The Travel Industry's Daily Agenda-Setting Newsletter
August 2, 2018
Editor's Note
We wonder how Hilton CEO Chris Nassetta was feeling on Wednesday after his rival Hyatt Hotels reported earnings. Hilton has been the lone holdout among the big chains from dabbling in homesharing as a way to win back some ground against Airbnb. Hyatt, on the other hand, is dabbling, and paid the price in the most recent quarter. It reported Wednesday it was taking a $22 million impairment charge on its investment in private accommodations provider Oasis. Hyatt said it under-performed and was not that great of a fit so far.

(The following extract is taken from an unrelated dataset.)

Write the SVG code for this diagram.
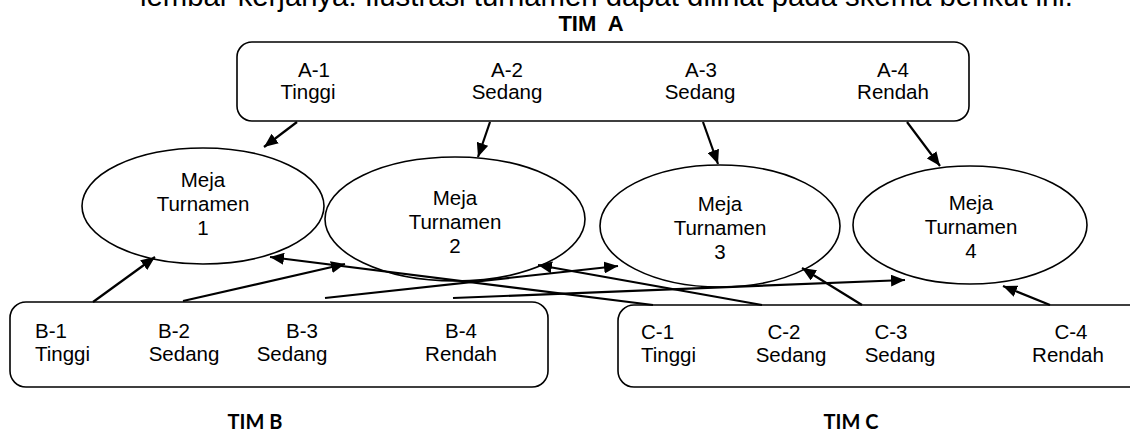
<svg xmlns="http://www.w3.org/2000/svg" width="1130" height="432" viewBox="0 0 1130 432">
<defs>
<style>
.t{font-family:"Liberation Sans",Arial,sans-serif;font-size:20.5px;fill:#000}
.c{text-anchor:middle}
.box{fill:#fff;stroke:#000;stroke-width:1.6}
.ell{fill:#fff;stroke:#000;stroke-width:1.6}
.cn line{stroke:#000;stroke-width:2.2;marker-end:url(#ah)}
.tb{font-family:Lato,"Open Sans",sans-serif;font-weight:bold;font-size:20px;text-anchor:middle;fill:#000}
</style>
<marker id="ah" markerUnits="userSpaceOnUse" markerWidth="14" markerHeight="12" refX="14" refY="6" orient="auto">
<path d="M0,0 L14,6 L0,12 z" fill="#000"/>
</marker>
</defs>
<rect width="1130" height="432" fill="#fff"/>
<text class="t" x="140" y="6" style="font-size:29px" textLength="933" lengthAdjust="spacingAndGlyphs">lembar kerjanya. Ilustrasi turnamen dapat dilihat pada skema berikut ini.</text>
<text x="591" y="31" xml:space="preserve" style="font-family:'Liberation Sans',Arial,sans-serif;font-weight:bold;font-size:22px;text-anchor:middle">TIM  A</text>

<g id="timA">
<rect class="box" x="237" y="42" width="732" height="79" rx="15"/>
<text class="t c" x="314" y="77">A-1</text><text class="t c" x="308" y="99">Tinggi</text>
<text class="t c" x="507" y="77">A-2</text><text class="t c" x="507" y="99">Sedang</text>
<text class="t c" x="701" y="77">A-3</text><text class="t c" x="700" y="99">Sedang</text>
<text class="t c" x="893" y="77">A-4</text><text class="t c" x="893" y="99">Rendah</text>
</g>

<g id="meja1">
<ellipse class="ell" cx="203" cy="206" rx="121" ry="58"/>
<text class="t c" x="203" y="187">Meja</text><text class="t c" x="203" y="211">Turnamen</text><text class="t c" x="203" y="235">1</text>
</g>
<g id="meja2">
<ellipse class="ell" cx="455" cy="219" rx="130" ry="62"/>
<text class="t c" x="455" y="205">Meja</text><text class="t c" x="455" y="229">Turnamen</text><text class="t c" x="455" y="253">2</text>
</g>
<g id="meja3">
<ellipse class="ell" cx="720" cy="226" rx="120" ry="61"/>
<text class="t c" x="720" y="211">Meja</text><text class="t c" x="720" y="235">Turnamen</text><text class="t c" x="720" y="259">3</text>
</g>
<g id="meja4">
<ellipse class="ell" cx="970" cy="225" rx="117" ry="59"/>
<text class="t c" x="971" y="210">Meja</text><text class="t c" x="971" y="234">Turnamen</text><text class="t c" x="971" y="258">4</text>
</g>

<g id="timB">
<rect class="box" x="10" y="302" width="538" height="85" rx="16"/>
<text class="t" x="35" y="338">B-1</text><text class="t" x="35" y="361">Tinggi</text>
<text class="t c" x="174" y="338">B-2</text><text class="t c" x="184" y="361">Sedang</text>
<text class="t c" x="302" y="338">B-3</text><text class="t c" x="292" y="361">Sedang</text>
<text class="t c" x="461" y="338">B-4</text><text class="t c" x="461" y="361">Rendah</text>
<text class="tb" x="255" y="429">TIM B</text>
</g>

<g id="timC">
<rect class="box" x="618" y="305" width="530" height="82" rx="16"/>
<text class="t" x="641" y="339">C-1</text><text class="t" x="641" y="362">Tinggi</text>
<text class="t c" x="784" y="339">C-2</text><text class="t c" x="791" y="362">Sedang</text>
<text class="t c" x="891" y="339">C-3</text><text class="t c" x="900" y="362">Sedang</text>
<text class="t c" x="1071" y="339">C-4</text><text class="t c" x="1068" y="362">Rendah</text>
<text class="tb" x="851" y="429">TIM C</text>
</g>

<g id="connectors" class="cn">
<line x1="297" y1="122" x2="264" y2="147"/>
<line x1="490" y1="122" x2="478" y2="157"/>
<line x1="703" y1="122" x2="718" y2="164"/>
<line x1="907" y1="122" x2="940" y2="166"/>
<line x1="93" y1="302" x2="155" y2="257"/>
<line x1="183" y1="301" x2="345" y2="264"/>
<line x1="325" y1="298" x2="618" y2="266"/>
<line x1="453" y1="298" x2="905" y2="280"/>
<line x1="653" y1="305" x2="270" y2="257"/>
<line x1="762" y1="305" x2="538" y2="265"/>
<line x1="862" y1="305" x2="802" y2="268"/>
<line x1="1050" y1="305" x2="1003" y2="286"/>
</g>
</svg>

That news follows AccorHotels' disclosure last week it would take a $288 million write-off on investments that included Onefinestay. So it turns out homesharing may not be as easy it looked to the hotel giants a year ago, writes Senior Hospitality Editor Deanna Ting below. It's early days, of course, and Airbnb isn't doing itself any favors in its skirmishes with cities. But that brings us back to Hilton's Nassetta. He hasn't ruled out jumping in, but he told investors back in April he's fully aware how different the business is from his own. Based on the heavy impairment charges of the past two weeks, it sure looks like the Hilton chief executive's restraint is the smarter move at this point.